I don't know what you mean by cable reel, so I can't answer that question.
The most common cause of horn failure, are the horns themselves. Of course it's unlikely both would die at the same time, but if you're like me and only use the horn every few months, you would not have noticed when the first horn died.
Since you have already accessed the connectors on the horn, it would be a simple step to just remove the connector and connect the horn to the positive terminal of the battery (using a piece of wire). If the horn doesn't work with the jumper wire it might be a good idea to remove the horn and clean the mounting brackets to ensure you have a good clean ground point. You can eliminate this most probable cause in only a minute before speculating on more unlikely causes.

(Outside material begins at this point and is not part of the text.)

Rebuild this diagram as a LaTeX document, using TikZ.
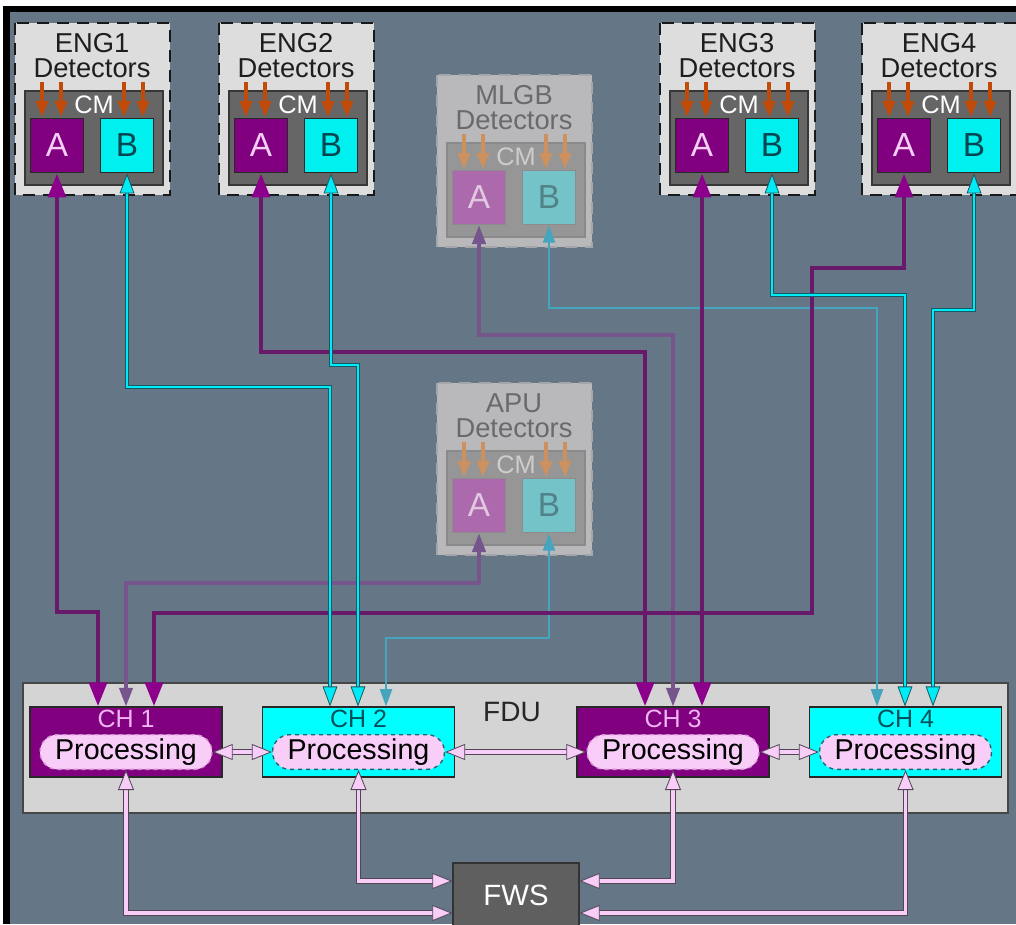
\documentclass[tikz,border=0pt]{standalone}
\usepackage{fontspec}
\setmainfont{Liberation Sans}
\usetikzlibrary{arrows.meta}

\definecolor{bgslate}{RGB}{101,119,134}
\definecolor{boxgrey}{RGB}{221,221,221}
\definecolor{dashcol}{RGB}{25,25,25}
\definecolor{labelcol}{RGB}{30,30,30}
\definecolor{cmgrey}{RGB}{102,102,102}
\definecolor{cmedge}{RGB}{55,55,55}
\definecolor{cmtextcol}{RGB}{255,255,255}
\definecolor{apurple}{RGB}{128,0,128}
\definecolor{atextcol}{RGB}{245,205,245}
\definecolor{bcyan}{RGB}{0,240,240}
\definecolor{btextcol}{RGB}{0,70,80}
\definecolor{boxedge}{RGB}{40,40,40}
\definecolor{cmorange}{RGB}{195,75,10}
\definecolor{alinecol}{RGB}{105,25,105}
\definecolor{atipcol}{RGB}{140,0,140}
\definecolor{blinecol}{RGB}{0,235,245}
\definecolor{bedgecol}{RGB}{20,90,100}
\definecolor{fadeacol}{RGB}{118,84,140}
\definecolor{fadebcol}{RGB}{70,165,190}
\definecolor{fdugrey}{RGB}{212,212,212}
\definecolor{fduedge}{RGB}{70,70,70}
\definecolor{chpurple}{RGB}{128,0,128}
\definecolor{chptext}{RGB}{240,180,240}
\definecolor{chcyan}{RGB}{0,255,255}
\definecolor{chctext}{RGB}{0,80,90}
\definecolor{procpink}{RGB}{248,205,248}
\definecolor{pedgep}{RGB}{215,150,215}
\definecolor{pedgec}{RGB}{30,100,110}
\definecolor{fwsgrey}{RGB}{95,95,95}
\definecolor{plinkedge}{RGB}{80,70,85}

\tikzset{
unitbox/.style={fill=boxgrey, draw=dashcol, line width=1.9pt, dash pattern=on 9pt off 6pt},
unittext/.style={text=labelcol, align=center, inner sep=0pt, font=\fontsize{20.5}{18.75}\selectfont},
cmbox/.style={fill=cmgrey, draw=cmedge, line width=0.8pt},
cmlabel/.style={text=cmtextcol, inner sep=0pt, font=\fontsize{19}{19}\selectfont},
cmarrow/.style={draw=cmorange, line width=2.6pt, -{Triangle[length=12pt,width=9pt]}},
abox/.style={draw=boxedge, fill=apurple, text=atextcol, line width=0.8pt, minimum width=40pt, minimum height=41pt, inner sep=0pt, font=\fontsize{25}{25}\selectfont},
bbox/.style={abox, fill=bcyan, text=btextcol},
alink/.style={draw=alinecol, line width=3.6pt, {Triangle[length=18pt,width=13pt,color=atipcol]}-{Triangle[length=18pt,width=13pt,color=atipcol]}},
blink/.style={draw=bedgecol, double=blinecol, line width=0.6pt, double distance=2.2pt, {Triangle[length=15pt,width=11pt,fill=blinecol]}-{Triangle[length=15pt,width=11pt,fill=blinecol]}},
fadealink/.style={draw=fadeacol, line width=2.4pt, {Triangle[length=14pt,width=10pt]}-{Triangle[length=14pt,width=10pt]}},
fadeblink/.style={draw=fadebcol, line width=1.7pt, {Triangle[length=13pt,width=9pt]}-{Triangle[length=13pt,width=9pt]}},
fdubox/.style={fill=fdugrey, draw=fduedge, line width=0.8pt, minimum width=738.75pt, minimum height=97.5pt},
fdutext/.style={text=black!85, inner sep=0pt, font=\fontsize{21}{21}\selectfont},
chbox/.style={draw=boxedge, line width=0.8pt, minimum width=144pt, minimum height=52.5pt, inner sep=0pt},
chlabel/.style={anchor=north, inner sep=0pt, yshift=-2.5pt, font=\fontsize{18.75}{18.75}\selectfont},
procpill/.style={fill=procpink, line width=1pt, dashed, rounded corners=13pt, minimum width=129pt, minimum height=26pt, inner sep=0pt, text=black, font=\fontsize{21.5}{21.5}\selectfont},
fwsbox/.style={fill=fwsgrey, draw=black!80, line width=1pt, minimum width=94.5pt, minimum height=48pt, text=white, font=\fontsize{22}{22}\selectfont},
plink/.style={draw=plinkedge, double=procpink, line width=0.6pt, double distance=2.6pt, {Triangle[length=15pt,width=12pt,fill=procpink]}-{Triangle[length=15pt,width=12pt,fill=procpink]}}
}

% detector unit: name, left, top, label
\newcommand{\detunit}[4]{%
\begin{scope}[shift={(#2,#3)}]
\draw[unitbox] (0,0) rectangle (155,172);
\node[unittext] at (77,33) {#4\\Detectors};
\draw[cmbox] (10,68) rectangle (148,162);
\node[cmlabel] at (79,82) {CM};
\foreach \ax in {27,46,109,128}
  \draw[cmarrow] (\ax,59) -- (\ax,94);
\node[abox] (#1-A) at (42,122.5) {A};
\node[bbox] (#1-B) at (112,122.5) {B};
\end{scope}}

\begin{document}
\begin{tikzpicture}[x=0.75pt,y=0.75pt,yscale=-1]
\path[use as bounding box, clip] (0,0) rectangle (1016,924);

%Frame
\fill[white] (0,0) rectangle (1016,924);
\fill[black] (3,6) rectangle (1016,924);
\fill[bgslate] (10,12) rectangle (1016,924);

%Engine detectors
\detunit{eng1}{15}{23}{ENG1}
\detunit{eng2}{219}{23}{ENG2}
\detunit{eng3}{660}{23}{ENG3}
\detunit{eng4}{862}{23}{ENG4}

%Faded detectors
\begin{scope}
\definecolor{boxgrey}{RGB}{185,185,188}
\definecolor{dashcol}{RGB}{165,165,170}
\definecolor{labelcol}{RGB}{105,105,110}
\definecolor{cmgrey}{RGB}{150,150,150}
\definecolor{cmedge}{RGB}{138,138,138}
\definecolor{cmtextcol}{RGB}{205,205,205}
\definecolor{apurple}{RGB}{172,105,172}
\definecolor{atextcol}{RGB}{225,200,225}
\definecolor{bcyan}{RGB}{115,195,200}
\definecolor{btextcol}{RGB}{80,130,135}
\definecolor{boxedge}{RGB}{140,140,140}
\definecolor{cmorange}{RGB}{205,145,95}
\detunit{mlgb}{437}{75}{MLGB}
\detunit{apu}{437}{383}{APU}
\end{scope}

%FDU
\node[fdubox] (fdu) at (515.5,748) {};
\node[fdutext] (fdu-label) at (512,712) {FDU};
\node[chbox, fill=chpurple, label={[chlabel, text=chptext]north:CH 1}] (ch1) at (126,742) {};
\node[chbox, fill=chcyan, label={[chlabel, text=chctext]north:CH 2}] (ch2) at (358.5,742) {};
\node[chbox, fill=chpurple, label={[chlabel, text=chptext]north:CH 3}] (ch3) at (673,742) {};
\node[chbox, fill=chcyan, label={[chlabel, text=chctext]north:CH 4}] (ch4) at (905.5,742) {};
\node[procpill, draw=pedgep] (p1) at (126,752) {Processing};
\node[procpill, draw=pedgec] (p2) at (358.5,752) {Processing};
\node[procpill, draw=pedgep] (p3) at (673,752) {Processing};
\node[procpill, draw=pedgec] (p4) at (905.5,752) {Processing};

%FWS
\node[fwsbox] (fws) at (516,895) {FWS};

%Faded links
\draw[fadealink] (mlgb-A.south) |- (673,335) -- (673,0 |- ch3.north);
\draw[fadeblink] (mlgb-B.south) |- (877,308) -- (877,0 |- ch4.north);
\draw[fadealink] (apu-A.south) |- (126,583) -- (126,0 |- ch1.north);
\draw[fadeblink] (apu-B.south) |- (386,638) -- (386,0 |- ch2.north);

%A links
\draw[alink] (eng1-A.south) |- (98,612) -- (98,0 |- ch1.north);
\draw[alink] (eng4-A.south) |- (812,268) |- (154,613) -- (154,0 |- ch1.north);
\draw[alink] (eng2-A.south) |- (645,352) -- (645,0 |- ch3.north);
\draw[alink] (eng3-A.south) -- (eng3-A.south |- ch3.north);

%B links
\draw[blink] (eng1-B.south) |- (330,387) -- (330,0 |- ch2.north);
\draw[blink] (eng2-B.south) |- (358,365) -- (358,0 |- ch2.north);
\draw[blink] (eng3-B.south) |- (905,295) -- (905,0 |- ch4.north);
\draw[blink] (eng4-B.south) |- (933,310) -- (933,0 |- ch4.north);

%Processing links
\draw[plink] (p1.east) -- (p2.west);
\draw[plink] (p2.east) -- (p3.west);
\draw[plink] (p3.east) -- (p4.west);
\draw[plink] (p1.south) |- ([yshift=13.5pt]fws.west);
\draw[plink] (p2.south) |- ([yshift=-10.5pt]fws.west);
\draw[plink] (p3.south) |- ([yshift=-10.5pt]fws.east);
\draw[plink] (p4.south) |- ([yshift=13.5pt]fws.east);

\end{tikzpicture}
\end{document}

If you hear the clicking, then the integration relay must be working. Like Rick suggested, run a wire from the positive terminal of the battery to each horn connector. If they work, then check for voltage at the wiring where it plugs into the horns when the horn pad is pressed.
Just because the relay is clicking does not mean it is working. The click is caused when the coil is energized, and the contacts close.
You could be missing the power input at the relay, which is supplied by the horn fuse. I would get a test light on the horn connectors. I doubt both horns quit at the same time.
Looking at the schematic, it is a very simple circuit. At the horn relay you will have two power sources, both supplied by the 10A fuse in the engine room junction box marked HORN.
One power source is for the coil, and the other power source is for the horn relay contacts. When the horn pad is depressed, this supplies a ground for the coil. This causes the contacts to close.
Once the contacts are closed, power flows from the fuse, through the contacts to the horns provided there is power at the contact point and that the circuit from the relay to the horns is intact.
Try hot wiring each horn to verify that they work.
The clockspring in the steering column could be bad, but since you have nothing with the fob too, then I doubt that is the problem.
Looking at my information sources, this is not a common problem with the RAV4.
As a first step, verify with a test light that you have two positions in the relay connector that have power.
Thanks all! I guess the bumper cover is coming off tomorrow.
As you all suggested I will have to test each horn.
@ FixIt, thanks for the picture - per your picture does it mean that I missed a 15A fuse at the "instrument panel j/b"? I am not good at reading electrical diagrams.. but it looks like even if there is a burnt out fuse @ the instrument panel j/b the panic alarm should still work?
@ FixIt, thanks for the picture - per your picture does it mean that I missed a 15A fuse at the "instrument panel j/b"? I am not good at reading electrical diagrams.. but it looks like even if there is a burnt out fuse @ the instrument panel j/b the panic alarm should still work?
That is not a 15 amp fuse. It is pin 15 at the Body Control Module. The BCM is what triggers the horns when the fob is pressed and if equipped, sounds the horns when the alarm is tripped. That is why it is teed off the signal side of the relay.
Before you pull the front bumper cover, check for the right voltages and signals at the horn relay. That is a lot easier. Unless something chewed through the wires, I would bet JuneBug's paycheck that both horns are not bad.
I was able to replace the horns on mine by removing only the plastic piece between the top of the grill and radiator. Kind of fiddly, but seemed simpler than removing the cover.
And I don't have long or thin arms or fingers.